== Your instructions ==
Quote, please, the line with "Rebuild this diagram", the line with "(grplbl) at (402,388)", and every line between them, exactly and with nothing else.

◆ ◆ ◆ ◆ ◆ ◆ ◆

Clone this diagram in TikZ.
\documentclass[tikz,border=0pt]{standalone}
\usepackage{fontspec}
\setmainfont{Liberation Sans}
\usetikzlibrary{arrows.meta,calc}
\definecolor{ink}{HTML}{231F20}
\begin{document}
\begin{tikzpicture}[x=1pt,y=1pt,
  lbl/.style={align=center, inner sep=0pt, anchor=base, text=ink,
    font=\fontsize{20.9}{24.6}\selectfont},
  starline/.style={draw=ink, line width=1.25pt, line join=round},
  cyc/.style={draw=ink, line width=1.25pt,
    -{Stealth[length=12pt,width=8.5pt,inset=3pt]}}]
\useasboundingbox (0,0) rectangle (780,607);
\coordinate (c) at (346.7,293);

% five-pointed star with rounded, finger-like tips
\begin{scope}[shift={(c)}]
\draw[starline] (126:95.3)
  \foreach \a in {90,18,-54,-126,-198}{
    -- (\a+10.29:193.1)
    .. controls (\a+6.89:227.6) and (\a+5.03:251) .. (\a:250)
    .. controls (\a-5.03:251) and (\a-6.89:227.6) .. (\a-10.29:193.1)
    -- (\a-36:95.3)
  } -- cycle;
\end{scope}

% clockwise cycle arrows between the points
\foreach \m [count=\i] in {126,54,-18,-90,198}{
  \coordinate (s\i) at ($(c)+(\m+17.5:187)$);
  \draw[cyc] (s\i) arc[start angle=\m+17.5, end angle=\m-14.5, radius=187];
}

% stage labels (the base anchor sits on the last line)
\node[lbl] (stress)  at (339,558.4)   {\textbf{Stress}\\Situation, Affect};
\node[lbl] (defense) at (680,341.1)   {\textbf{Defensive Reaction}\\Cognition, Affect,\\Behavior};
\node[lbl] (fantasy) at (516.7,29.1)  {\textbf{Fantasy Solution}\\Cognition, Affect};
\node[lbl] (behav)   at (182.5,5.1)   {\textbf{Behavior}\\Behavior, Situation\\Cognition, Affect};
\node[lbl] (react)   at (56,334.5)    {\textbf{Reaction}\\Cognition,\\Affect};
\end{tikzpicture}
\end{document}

◆ ◆ ◆ ◆ ◆ ◆ ◆

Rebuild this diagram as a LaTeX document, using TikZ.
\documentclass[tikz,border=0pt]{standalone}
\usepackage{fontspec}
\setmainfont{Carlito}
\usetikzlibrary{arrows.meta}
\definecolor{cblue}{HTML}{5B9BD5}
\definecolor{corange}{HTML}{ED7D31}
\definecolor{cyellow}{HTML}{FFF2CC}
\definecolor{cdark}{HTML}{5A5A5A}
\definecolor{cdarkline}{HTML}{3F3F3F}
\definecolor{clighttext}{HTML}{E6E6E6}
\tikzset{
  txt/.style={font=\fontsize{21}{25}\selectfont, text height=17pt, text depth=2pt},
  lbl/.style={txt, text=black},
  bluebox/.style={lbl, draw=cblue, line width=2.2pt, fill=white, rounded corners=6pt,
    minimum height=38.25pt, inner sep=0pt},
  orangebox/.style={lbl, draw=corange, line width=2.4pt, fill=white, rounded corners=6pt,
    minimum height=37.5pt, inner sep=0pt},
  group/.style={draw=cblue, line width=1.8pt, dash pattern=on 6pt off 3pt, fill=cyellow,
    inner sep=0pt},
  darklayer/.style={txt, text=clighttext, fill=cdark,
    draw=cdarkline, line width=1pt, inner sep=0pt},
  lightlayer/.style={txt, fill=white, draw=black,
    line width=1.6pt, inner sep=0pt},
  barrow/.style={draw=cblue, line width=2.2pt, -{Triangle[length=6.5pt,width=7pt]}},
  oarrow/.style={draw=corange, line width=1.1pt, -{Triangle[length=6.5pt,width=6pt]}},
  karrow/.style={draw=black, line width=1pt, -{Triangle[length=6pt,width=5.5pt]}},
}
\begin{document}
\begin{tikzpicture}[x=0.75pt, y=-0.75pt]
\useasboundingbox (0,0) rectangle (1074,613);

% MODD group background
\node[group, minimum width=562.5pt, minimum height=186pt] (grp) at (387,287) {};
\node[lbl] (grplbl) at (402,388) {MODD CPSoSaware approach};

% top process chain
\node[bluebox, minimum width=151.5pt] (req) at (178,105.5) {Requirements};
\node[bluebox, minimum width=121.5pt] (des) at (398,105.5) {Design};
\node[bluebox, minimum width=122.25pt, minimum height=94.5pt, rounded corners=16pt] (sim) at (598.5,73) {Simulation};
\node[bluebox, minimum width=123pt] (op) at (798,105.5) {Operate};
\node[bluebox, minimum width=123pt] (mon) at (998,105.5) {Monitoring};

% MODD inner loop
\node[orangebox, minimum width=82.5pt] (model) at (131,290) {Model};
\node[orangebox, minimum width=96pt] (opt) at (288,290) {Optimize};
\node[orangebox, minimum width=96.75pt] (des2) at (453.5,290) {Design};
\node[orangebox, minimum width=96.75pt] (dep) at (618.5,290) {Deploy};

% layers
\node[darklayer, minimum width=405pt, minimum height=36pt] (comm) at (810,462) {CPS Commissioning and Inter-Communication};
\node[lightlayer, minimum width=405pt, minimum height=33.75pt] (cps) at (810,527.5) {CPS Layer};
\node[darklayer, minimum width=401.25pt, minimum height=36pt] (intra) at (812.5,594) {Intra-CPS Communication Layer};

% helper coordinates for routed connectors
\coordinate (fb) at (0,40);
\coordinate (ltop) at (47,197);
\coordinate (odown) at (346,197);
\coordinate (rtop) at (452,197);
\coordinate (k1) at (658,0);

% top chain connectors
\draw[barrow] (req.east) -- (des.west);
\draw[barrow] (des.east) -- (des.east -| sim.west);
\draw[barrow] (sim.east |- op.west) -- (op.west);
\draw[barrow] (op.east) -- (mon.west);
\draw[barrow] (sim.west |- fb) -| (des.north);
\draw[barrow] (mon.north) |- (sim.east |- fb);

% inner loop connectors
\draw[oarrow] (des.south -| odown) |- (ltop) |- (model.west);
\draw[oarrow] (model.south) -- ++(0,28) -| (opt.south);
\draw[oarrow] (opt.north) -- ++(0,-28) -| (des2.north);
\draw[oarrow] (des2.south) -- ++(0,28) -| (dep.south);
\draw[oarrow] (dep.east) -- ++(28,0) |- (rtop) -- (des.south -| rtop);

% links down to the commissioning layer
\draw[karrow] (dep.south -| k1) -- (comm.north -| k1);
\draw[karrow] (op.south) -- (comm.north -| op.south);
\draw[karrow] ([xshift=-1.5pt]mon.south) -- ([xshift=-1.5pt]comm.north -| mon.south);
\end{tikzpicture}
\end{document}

◆ ◆ ◆ ◆ ◆ ◆ ◆

== Response ==
Rebuild this diagram as a LaTeX document, using TikZ.
\documentclass[tikz,border=0pt]{standalone}
\usepackage{fontspec}
\setmainfont{Carlito}
\usetikzlibrary{arrows.meta}
\definecolor{cblue}{HTML}{5B9BD5}
\definecolor{corange}{HTML}{ED7D31}
\definecolor{cyellow}{HTML}{FFF2CC}
\definecolor{cdark}{HTML}{5A5A5A}
\definecolor{cdarkline}{HTML}{3F3F3F}
\definecolor{clighttext}{HTML}{E6E6E6}
\tikzset{
  txt/.style={font=\fontsize{21}{25}\selectfont, text height=17pt, text depth=2pt},
  lbl/.style={txt, text=black},
  bluebox/.style={lbl, draw=cblue, line width=2.2pt, fill=white, rounded corners=6pt,
    minimum height=38.25pt, inner sep=0pt},
  orangebox/.style={lbl, draw=corange, line width=2.4pt, fill=white, rounded corners=6pt,
    minimum height=37.5pt, inner sep=0pt},
  group/.style={draw=cblue, line width=1.8pt, dash pattern=on 6pt off 3pt, fill=cyellow,
    inner sep=0pt},
  darklayer/.style={txt, text=clighttext, fill=cdark,
    draw=cdarkline, line width=1pt, inner sep=0pt},
  lightlayer/.style={txt, fill=white, draw=black,
    line width=1.6pt, inner sep=0pt},
  barrow/.style={draw=cblue, line width=2.2pt, -{Triangle[length=6.5pt,width=7pt]}},
  oarrow/.style={draw=corange, line width=1.1pt, -{Triangle[length=6.5pt,width=6pt]}},
  karrow/.style={draw=black, line width=1pt, -{Triangle[length=6pt,width=5.5pt]}},
}
\begin{document}
\begin{tikzpicture}[x=0.75pt, y=-0.75pt]
\useasboundingbox (0,0) rectangle (1074,613);

% MODD group background
\node[group, minimum width=562.5pt, minimum height=186pt] (grp) at (387,287) {};
\node[lbl] (grplbl) at (402,388) {MODD CPSoSaware approach};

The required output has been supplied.